In my current approach the idea for updating rule set data was to have some kind of a "control" stream that will trigger an update to a local data structure, or a "control" event within the main data stream that will trigger the same.
Using external system like a cache or database is also an option, but that still will require some kind of a trigger to reload rule set or a single rule, in case of any updates to it.
Others have suggested using Flink managed state, but I'm still not sure whether that is a generally recommended approach in this scenario, as it seems like it was more meant for windowing-type processing instead?
On 6/5/18, 8:46 AM, "Amit Jain" <aj2011it@xxxxxxxxx> wrote:
In the current state, Flink does not provide a solution to the
mentioned use case. However, there is open FLIP  which has been
created to address the same.
I can see in your current approach, you are not able to update the
rule set data. I think you can update rule set data by building
DataStream around changelogs which are stored in message
queue/distributed file system.
You can store rule set data in the external system where you can query
for incoming keys from Flink.
On Tue, Jun 5, 2018 at 5:52 PM, Sandybayev, Turar (CAI - Atlanta)
> What is the best practice recommendation for the following use case? We need
> to match a stream against a set of “rules”, which are essentially a Flink
> DataSet concept. Updates to this “rules set" are possible but not frequent.
> Each stream event must be checked against all the records in “rules set”,
> and each match produces one or more events into a sink. Number of records in
> a rule set are in the 6 digit range.
> Currently we're simply loading rules into a local List of rules and using
> flatMap over an incoming DataStream. Inside flatMap, we're just iterating
> over a list comparing each event to each rule.
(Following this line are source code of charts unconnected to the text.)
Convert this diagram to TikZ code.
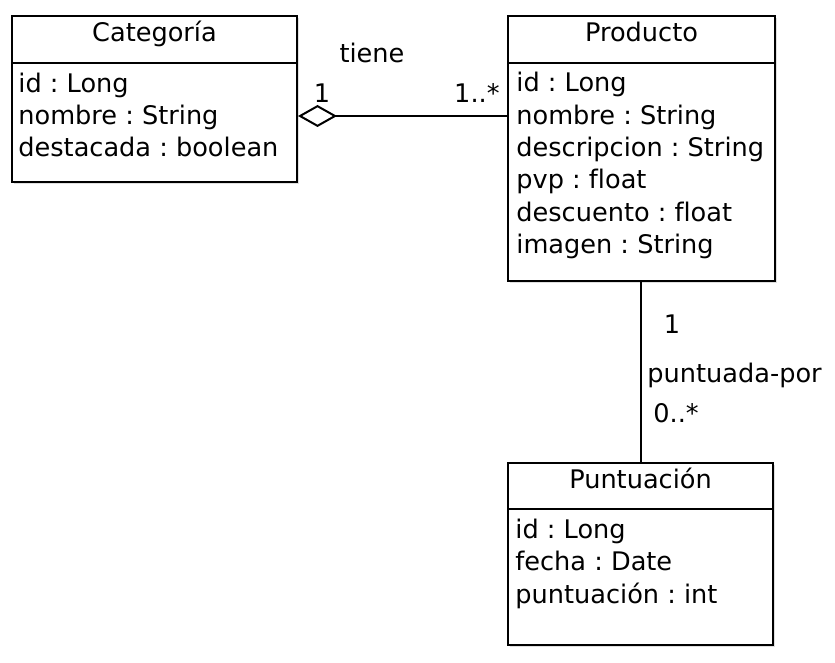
\documentclass[tikz,border=0pt]{standalone}
\usepackage{fontspec}
\setmainfont{DejaVu Sans}[Ligatures=NoCommon]
\usepackage{tikz}
\usetikzlibrary{arrows.meta,positioning,calc,shadows}
\frenchspacing
\tikzset{
  cls/.style={draw,line width=1pt,fill=white,anchor=north west,inner sep=0pt,
    drop shadow={shadow xshift=1pt,shadow yshift=-1pt,fill=black!25}},
  ttl/.style={anchor=base,inner sep=0pt,font=\fontsize{12.8}{15}\selectfont},
  attr/.style={anchor=base west,inner sep=0pt,font=\fontsize{12.8}{15}\selectfont},
  lbl/.style={anchor=base,inner sep=0pt,font=\fontsize{12.8}{15}\selectfont},
  agg/.style={{Diamond[open,length=19.5pt,width=11pt]}-,line width=1pt},
  assoc/.style={line width=1pt},
}
\begin{document}
\begin{tikzpicture}[x=0.5pt,y=-0.5pt]
\useasboundingbox (0,0) rectangle (835,663);
% classes
\node[cls,minimum width=142.5pt,minimum height=83pt] (cat) at (11,15) {};
\node[cls,minimum width=133.5pt,minimum height=132.5pt] (prod) at (507,15) {};
\node[cls,minimum width=132.5pt,minimum height=91pt] (punt) at (507,462) {};
\draw[line width=1pt] ($(cat.north west)+(0,48)$) -- ($(cat.north east)+(0,48)$);
\draw[line width=1pt] ($(prod.north west)+(0,48)$) -- ($(prod.north east)+(0,48)$);
\draw[line width=1pt] ($(punt.north west)+(0,47)$) -- ($(punt.north east)+(0,47)$);
\node[ttl] (cat-t) at ($(cat.north)+(0,27)$) {Categoría};
\node[ttl] (prod-t) at ($(prod.north)+(0,27)$) {Producto};
\node[ttl] (punt-t) at ($(punt.north)+(0,26)$) {Puntuación};
\foreach \t [count=\i] in {id : Long,nombre : String,destacada : boolean}
  \node[attr] (cat-\i) at ($(cat.north west)+(7,46+32*\i)$) {\t};
\foreach \t [count=\i] in {id : Long,nombre : String,descripcion : String,pvp : float,descuento : float,imagen : String}
  \node[attr] (prod-\i) at ($(prod.north west)+(9,44.7+32.3*\i)$) {\t};
\foreach \t [count=\i] in {id : Long,fecha : Date,puntuación : int}
  \node[attr] (punt-\i) at ($(punt.north west)+(8,43.5+32.5*\i)$) {\t};
% associations
\coordinate (aggL) at ($(cat.east)+(0,17)$);
\draw[agg] (aggL) -- (prod.west |- aggL);
\draw[assoc] (prod.south -| punt.north) -- (punt.north);
\node[lbl] (tiene) at (372,63) {tiene};
\node[lbl] (m1) at (322,103) {1};
\node[lbl,anchor=base east] (m2) at (500,103) {1..*};
\node[lbl] (m3) at (672,333) {1};
\node[lbl,anchor=base west] (pp) at (647,382) {puntuada-por};
\node[lbl,anchor=base west] (m4) at (653,422) {0..*};
\end{tikzpicture}
\end{document}
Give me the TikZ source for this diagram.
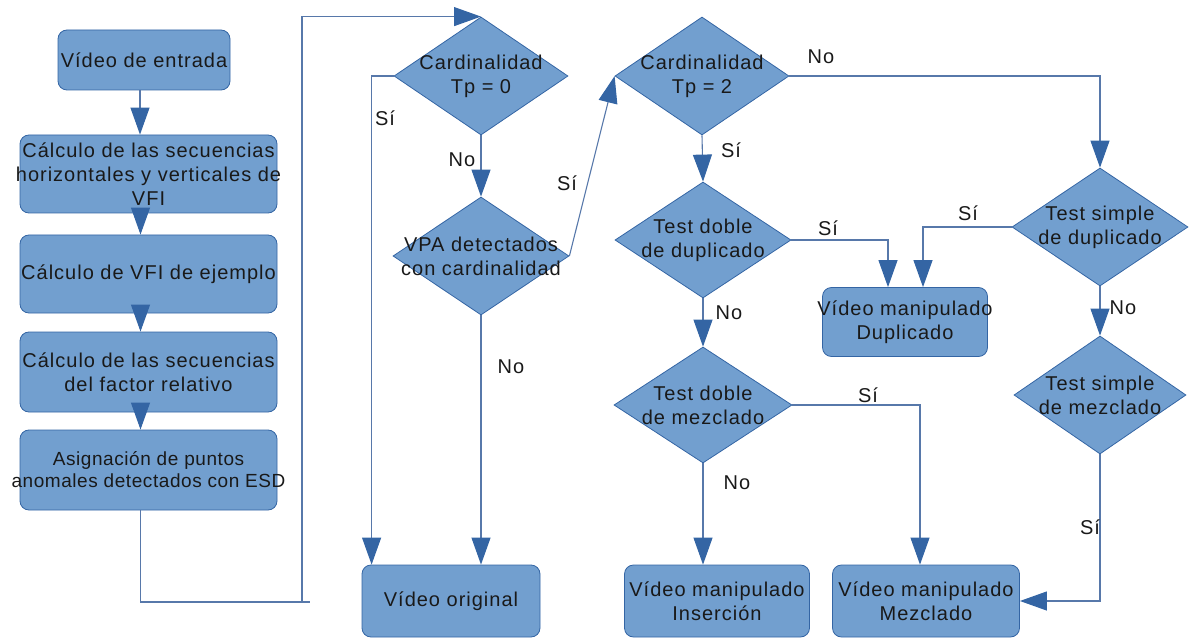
\documentclass[tikz,border=0pt]{standalone}
\usepackage{fontspec}
\setmainfont{Liberation Sans}[LetterSpace=5]
\usetikzlibrary{shapes.geometric,arrows.meta}
\definecolor{fillb}{HTML}{729FCF}
\definecolor{lineb}{HTML}{3465A4}
\definecolor{conn}{HTML}{5778AA}
\newcommand\fsz{\fontsize{20}{24}\selectfont}
\newcommand\fsa{\addfontfeatures{LetterSpace=3}\fontsize{19}{22}\selectfont}
\tikzset{
  box/.style={draw=lineb, fill=fillb, rounded corners=9pt, line width=0.8pt, inner sep=0pt},
  diam/.style={diamond, draw=lineb, fill=fillb, line width=0.8pt, inner sep=0pt},
  txt/.style={align=center, font=\fsz, text=black!90, inner sep=0pt},
  lbl/.style={font=\fsz, text=black!90, inner sep=0pt},
  ln/.style={draw=conn, line width=1.1pt},
  arr/.style={draw=conn, line width=1.1pt, -{Triangle[length=27pt,width=19pt,color=lineb]}}
}
\begin{document}
\begin{tikzpicture}[x=1pt,y=-1pt]
\useasboundingbox (0,0) rectangle (1189,639);
% left column
\node[box, minimum width=172pt, minimum height=60pt] (b1) at (144,60) {};
\node[txt] (b1t) at (b1) {Vídeo de entrada};
\node[box, minimum width=257pt, minimum height=78pt] (b2) at (148.5,174) {};
\node[txt] (b2t) at (b2) {Cálculo de las secuencias\\horizontales y verticales de\\VFI};
\node[box, minimum width=257pt, minimum height=78pt] (b3) at (148.5,274) {};
\node[txt] (b3t) at (b3) {Cálculo de VFI de ejemplo};
\node[box, minimum width=257pt, minimum height=80pt] (b4) at (148.5,372) {};
\node[txt] (b4t) at (b4) {Cálculo de las secuencias\\del factor relativo};
\node[box, minimum width=257pt, minimum height=80pt] (b5) at (148.5,470) {};
\node[txt, font=\fsa] (b5t) at (b5) {Asignación de puntos\\anomales detectados con ESD};
% bottom boxes
\node[box, minimum width=178pt, minimum height=72pt] (vo) at (451,601) {};
\node[txt] (vot) at (vo) {Vídeo original};
\node[box, minimum width=185pt, minimum height=72pt] (ins) at (717,601) {};
\node[txt] (inst) at (ins) {Vídeo manipulado\\Inserción};
\node[box, minimum width=187pt, minimum height=72pt] (mez) at (926,601) {};
\node[txt] (mezt) at (mez) {Vídeo manipulado\\Mezclado};
\node[box, minimum width=165pt, minimum height=69pt] (dup) at (905,322) {};
\node[txt] (dupt) at (dup) {Vídeo manipulado\\Duplicado};
% diamonds
\node[diam, minimum width=174pt, minimum height=118pt] (d1) at (481,76) {};
\node[txt] (d1t) at (d1) {Cardinalidad\\Tp = 0};
\node[diam, minimum width=176pt, minimum height=118pt] (d2) at (481,256) {};
\node[txt] (d2t) at (d2) {VPA detectados\\con cardinalidad};
\node[diam, minimum width=174pt, minimum height=118pt] (d3) at (702,76) {};
\node[txt] (d3t) at (d3) {Cardinalidad\\Tp = 2};
\node[diam, minimum width=176pt, minimum height=116pt] (d4) at (703,240) {};
\node[txt] (d4t) at (d4) {Test doble\\de duplicado};
\node[diam, minimum width=176pt, minimum height=118pt] (dsd) at (1100,227) {};
\node[txt] (dsdt) at (dsd) {Test simple\\de duplicado};
\node[diam, minimum width=178pt, minimum height=116pt] (ddm) at (703,405) {};
\node[txt] (ddmt) at (ddm) {Test doble\\de mezclado};
\node[diam, minimum width=172pt, minimum height=118pt] (dsm) at (1100,395) {};
\node[txt] (dsmt) at (dsm) {Test simple\\de mezclado};
% connectors left column
\draw[arr] ([xshift=-4pt]b1.south) -- ([xshift=-4pt]b1.south |- b2.north);
\draw[arr] ([xshift=-8pt]b2.south) -- ([xshift=-8pt]b3.north);
\draw[arr] ([xshift=-8pt]b3.south) -- ([xshift=-8pt]b4.north);
\draw[arr] ([xshift=-8pt]b4.south) -- ([xshift=-8pt]b5.north);
\coordinate (k1) at (310,602);
\coordinate (k2) at (302,602);
\draw[ln] ([xshift=-8pt]b5.south) |- (k1);
\draw[arr] (k2) |- (d1.north);
% middle
\draw[arr] (d1.west) -| ([xshift=10pt]vo.north west);
\draw[arr] (d1.south) -- (d2.north);
\draw[arr] (d2.south) -- (d2.south |- vo.north);
\draw[arr] (d2.east) -- (d3.west);
\draw[arr] (d3.east) -| (dsd.north);
\draw[arr] (d3.south) -- (d4.north);
\draw[arr] (d4.east) -| ([xshift=-17pt]dup.north);
\draw[arr] (dsd.west) -| ([xshift=18pt]dup.north);
\draw[arr] (dsd.south) -- (dsm.north);
\draw[arr] (d4.south) -- (ddm.north);
\draw[arr] (ddm.east) -| ([xshift=-6pt]mez.north);
\draw[arr] (ddm.south) -- (ddm.south |- ins.north);
\draw[arr] (dsm.south) |- (mez.east);
% labels
\node[lbl] (l1) at (385,118) {Sí};
\node[lbl] (l2) at (462,160) {No};
\node[lbl] (l3) at (567,183) {Sí};
\node[lbl] (l4) at (511,367) {No};
\node[lbl] (l5) at (821,57) {No};
\node[lbl] (l6) at (731,150) {Sí};
\node[lbl] (l7) at (828,228) {Sí};
\node[lbl] (l8) at (968,213) {Sí};
\node[lbl] (l9) at (729,313) {No};
\node[lbl] (l10) at (1123,308) {No};
\node[lbl] (l11) at (868,395) {Sí};
\node[lbl] (l12) at (737,483) {No};
\node[lbl] (l13) at (1090,527) {Sí};
\end{tikzpicture}
\end{document}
> To speed up the iteration, we can also split the list into several batches,
> essentially creating a list of lists, and creating a separate thread to
> iterate over each sub-list (using Futures in either Java or Scala).
> 1. Is there a better way to do this kind of a join?
> 2. If not, is it safe to add additional parallelism by creating
> new threads inside each flatMap operation, on top of what Flink is already
> Thanks in advance!